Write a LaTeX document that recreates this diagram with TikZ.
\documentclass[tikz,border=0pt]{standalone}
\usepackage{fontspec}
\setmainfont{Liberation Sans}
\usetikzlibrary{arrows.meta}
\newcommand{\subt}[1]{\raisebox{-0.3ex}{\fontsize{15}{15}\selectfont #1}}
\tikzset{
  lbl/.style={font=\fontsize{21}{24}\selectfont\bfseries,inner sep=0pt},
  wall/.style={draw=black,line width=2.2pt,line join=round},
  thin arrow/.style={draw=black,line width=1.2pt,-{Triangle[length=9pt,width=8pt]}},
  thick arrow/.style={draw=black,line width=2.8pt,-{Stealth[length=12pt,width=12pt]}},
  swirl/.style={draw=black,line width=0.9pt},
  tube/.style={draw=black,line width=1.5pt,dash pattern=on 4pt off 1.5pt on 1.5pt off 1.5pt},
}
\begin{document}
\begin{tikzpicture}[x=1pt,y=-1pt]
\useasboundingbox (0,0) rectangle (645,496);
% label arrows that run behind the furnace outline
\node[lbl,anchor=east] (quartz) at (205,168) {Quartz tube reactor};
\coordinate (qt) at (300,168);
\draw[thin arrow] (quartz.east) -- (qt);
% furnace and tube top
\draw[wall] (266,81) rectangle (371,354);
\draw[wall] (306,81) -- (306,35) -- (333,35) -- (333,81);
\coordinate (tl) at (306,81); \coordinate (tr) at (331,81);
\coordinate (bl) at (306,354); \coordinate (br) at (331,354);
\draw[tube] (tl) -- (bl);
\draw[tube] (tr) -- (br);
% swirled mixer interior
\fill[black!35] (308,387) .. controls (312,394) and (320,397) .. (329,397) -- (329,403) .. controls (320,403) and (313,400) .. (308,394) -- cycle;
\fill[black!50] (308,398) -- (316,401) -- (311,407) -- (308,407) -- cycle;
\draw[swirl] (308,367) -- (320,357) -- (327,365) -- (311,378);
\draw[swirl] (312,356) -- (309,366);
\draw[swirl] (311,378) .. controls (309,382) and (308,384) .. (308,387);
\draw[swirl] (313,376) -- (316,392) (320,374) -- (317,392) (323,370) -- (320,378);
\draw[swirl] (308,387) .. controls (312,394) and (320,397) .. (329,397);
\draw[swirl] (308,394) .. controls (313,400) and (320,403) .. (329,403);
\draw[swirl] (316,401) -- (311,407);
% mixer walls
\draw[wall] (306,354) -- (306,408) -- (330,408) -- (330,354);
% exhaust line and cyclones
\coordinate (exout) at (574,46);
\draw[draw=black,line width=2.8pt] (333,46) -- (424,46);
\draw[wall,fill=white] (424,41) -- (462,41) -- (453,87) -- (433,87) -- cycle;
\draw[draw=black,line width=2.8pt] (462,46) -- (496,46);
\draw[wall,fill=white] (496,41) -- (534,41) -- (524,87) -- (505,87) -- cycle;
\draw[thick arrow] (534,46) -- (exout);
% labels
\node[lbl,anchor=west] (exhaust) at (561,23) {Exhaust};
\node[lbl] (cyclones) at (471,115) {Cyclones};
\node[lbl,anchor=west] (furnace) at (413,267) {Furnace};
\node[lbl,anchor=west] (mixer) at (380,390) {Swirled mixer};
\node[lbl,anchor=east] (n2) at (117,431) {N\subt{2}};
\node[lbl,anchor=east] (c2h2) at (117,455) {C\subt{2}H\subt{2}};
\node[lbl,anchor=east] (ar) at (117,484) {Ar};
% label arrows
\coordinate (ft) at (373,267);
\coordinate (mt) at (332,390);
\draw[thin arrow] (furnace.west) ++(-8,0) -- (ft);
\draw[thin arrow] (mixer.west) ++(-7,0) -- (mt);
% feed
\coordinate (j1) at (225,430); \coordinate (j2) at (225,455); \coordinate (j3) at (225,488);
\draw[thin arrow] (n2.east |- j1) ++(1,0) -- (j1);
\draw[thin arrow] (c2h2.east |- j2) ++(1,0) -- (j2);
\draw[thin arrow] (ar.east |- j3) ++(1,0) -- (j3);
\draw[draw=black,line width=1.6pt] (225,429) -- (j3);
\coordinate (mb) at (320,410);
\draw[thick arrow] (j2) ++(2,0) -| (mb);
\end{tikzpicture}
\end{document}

++++++++

## REQUIREMENTS
Repeat the preceding lines exactly, please, every one of them.

## FINISHED TASK
Write a LaTeX document that recreates this diagram with TikZ.
\documentclass[tikz,border=0pt]{standalone}
\usepackage{fontspec}
\setmainfont{Liberation Sans}
\usetikzlibrary{arrows.meta}
\newcommand{\subt}[1]{\raisebox{-0.3ex}{\fontsize{15}{15}\selectfont #1}}
\tikzset{
  lbl/.style={font=\fontsize{21}{24}\selectfont\bfseries,inner sep=0pt},
  wall/.style={draw=black,line width=2.2pt,line join=round},
  thin arrow/.style={draw=black,line width=1.2pt,-{Triangle[length=9pt,width=8pt]}},
  thick arrow/.style={draw=black,line width=2.8pt,-{Stealth[length=12pt,width=12pt]}},
  swirl/.style={draw=black,line width=0.9pt},
  tube/.style={draw=black,line width=1.5pt,dash pattern=on 4pt off 1.5pt on 1.5pt off 1.5pt},
}
\begin{document}
\begin{tikzpicture}[x=1pt,y=-1pt]
\useasboundingbox (0,0) rectangle (645,496);
% label arrows that run behind the furnace outline
\node[lbl,anchor=east] (quartz) at (205,168) {Quartz tube reactor};
\coordinate (qt) at (300,168);
\draw[thin arrow] (quartz.east) -- (qt);
% furnace and tube top
\draw[wall] (266,81) rectangle (371,354);
\draw[wall] (306,81) -- (306,35) -- (333,35) -- (333,81);
\coordinate (tl) at (306,81); \coordinate (tr) at (331,81);
\coordinate (bl) at (306,354); \coordinate (br) at (331,354);
\draw[tube] (tl) -- (bl);
\draw[tube] (tr) -- (br);
% swirled mixer interior
\fill[black!35] (308,387) .. controls (312,394) and (320,397) .. (329,397) -- (329,403) .. controls (320,403) and (313,400) .. (308,394) -- cycle;
\fill[black!50] (308,398) -- (316,401) -- (311,407) -- (308,407) -- cycle;
\draw[swirl] (308,367) -- (320,357) -- (327,365) -- (311,378);
\draw[swirl] (312,356) -- (309,366);
\draw[swirl] (311,378) .. controls (309,382) and (308,384) .. (308,387);
\draw[swirl] (313,376) -- (316,392) (320,374) -- (317,392) (323,370) -- (320,378);
\draw[swirl] (308,387) .. controls (312,394) and (320,397) .. (329,397);
\draw[swirl] (308,394) .. controls (313,400) and (320,403) .. (329,403);
\draw[swirl] (316,401) -- (311,407);
% mixer walls
\draw[wall] (306,354) -- (306,408) -- (330,408) -- (330,354);
% exhaust line and cyclones
\coordinate (exout) at (574,46);
\draw[draw=black,line width=2.8pt] (333,46) -- (424,46);
\draw[wall,fill=white] (424,41) -- (462,41) -- (453,87) -- (433,87) -- cycle;
\draw[draw=black,line width=2.8pt] (462,46) -- (496,46);
\draw[wall,fill=white] (496,41) -- (534,41) -- (524,87) -- (505,87) -- cycle;
\draw[thick arrow] (534,46) -- (exout);
% labels
\node[lbl,anchor=west] (exhaust) at (561,23) {Exhaust};
\node[lbl] (cyclones) at (471,115) {Cyclones};
\node[lbl,anchor=west] (furnace) at (413,267) {Furnace};
\node[lbl,anchor=west] (mixer) at (380,390) {Swirled mixer};
\node[lbl,anchor=east] (n2) at (117,431) {N\subt{2}};
\node[lbl,anchor=east] (c2h2) at (117,455) {C\subt{2}H\subt{2}};
\node[lbl,anchor=east] (ar) at (117,484) {Ar};
% label arrows
\coordinate (ft) at (373,267);
\coordinate (mt) at (332,390);
\draw[thin arrow] (furnace.west) ++(-8,0) -- (ft);
\draw[thin arrow] (mixer.west) ++(-7,0) -- (mt);
% feed
\coordinate (j1) at (225,430); \coordinate (j2) at (225,455); \coordinate (j3) at (225,488);
\draw[thin arrow] (n2.east |- j1) ++(1,0) -- (j1);
\draw[thin arrow] (c2h2.east |- j2) ++(1,0) -- (j2);
\draw[thin arrow] (ar.east |- j3) ++(1,0) -- (j3);
\draw[draw=black,line width=1.6pt] (225,429) -- (j3);
\coordinate (mb) at (320,410);
\draw[thick arrow] (j2) ++(2,0) -| (mb);
\end{tikzpicture}
\end{document}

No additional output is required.